The plastic bag may be the most ubiquitous by-product of the American consumer economy, and getting rid of it at the checkout line has not been easy.

For years, opponents of plastic bags have seen their work on bans in California turned back at the state capitol and in legal challenges by the plastic bag industry.

A growing number of people think they may have hit on a better strategy, and Sonoma County, which has been studying the issue, is considering how to follow suit.

But the outline of a policy — whether it would restrict plastic bags only at grocery stores or at all retailers — and when it might be proposed, is still up in the air. That was the consensus expressed Wednesday by waste officials at a public meeting on disposable bags at Santa Rosa City Hall.

"The goal of today's forum is to let you know what's happening and hear unfiltered from the folks on the front lines of this debate," said Sonoma County Supervisor Mike McGuire, who moderated the meeting.

The two-hour session focused on plastic and paper bags and included presentations by officials overseeing waste policy, disposable bag foes, and representatives from the grocery and plastic bag industries. Also on hand were officials from the City of San Francisco, the first municipality in the country to ban plastic bags, and Marin County, which took the same step last week.

The audience of more than 100 people included many local elected officials and environmental leaders.

Carol Misseldine, a coordinator with the group Green Cities California and one of the panel members, told the crowd about recent actions by local governments, including Marin County, to ban plastic bags and impose a per-bag fee, typically of 5 to 10 cents, for shoppers using paper bags. Such dual policies are picking up steam and appear to be more defensible in court than rules targeting just plastic bags, Misseldine said.

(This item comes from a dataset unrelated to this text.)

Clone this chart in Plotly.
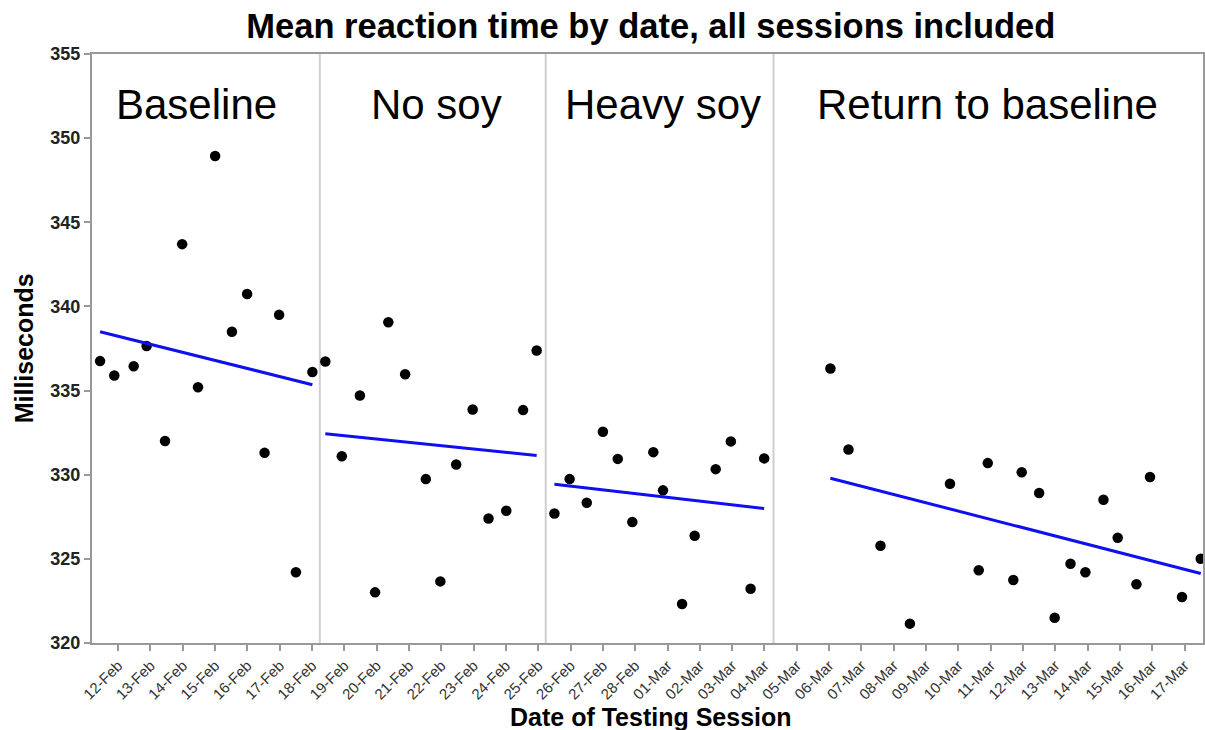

A countywide ordinance or a voter-approved initiative could put a similar policy in place locally, said Patrick Carter, program manager with the Sonoma County Waste Management Agency. The agency is working with a group of 450 retailers on ideas for regulating bags.

Both plastic and paper are targets for rules because each has big environmental costs, panel members said.

Plastic clutters up the landscape and degrades more slowly and is recycled less easily, while paper produces more greenhouse gases and takes up more space in landfills.

Food vendors and plastic manufacturers acknowledged the steep environmental toll and said they anticipate wider bag restrictions.

"We believe this is a train that has left the station," said Susan Houghton, director of governmental affairs for Safeway in northern California. She said the main concern for her company is consistency — making sure regulations are similar across a region or county.

Fees on disposable bags could also speed a larger shift toward reusable totes, said Houghton and Robert Bateman, president of Roplast Industries, a plastic bag manufacturer that also makes reusable bags.

"The real problem is that shoppers need to change their behavior," Bateman said. "Unless shoppers begin to use reusable bags, we're not going to make much progress on this issue."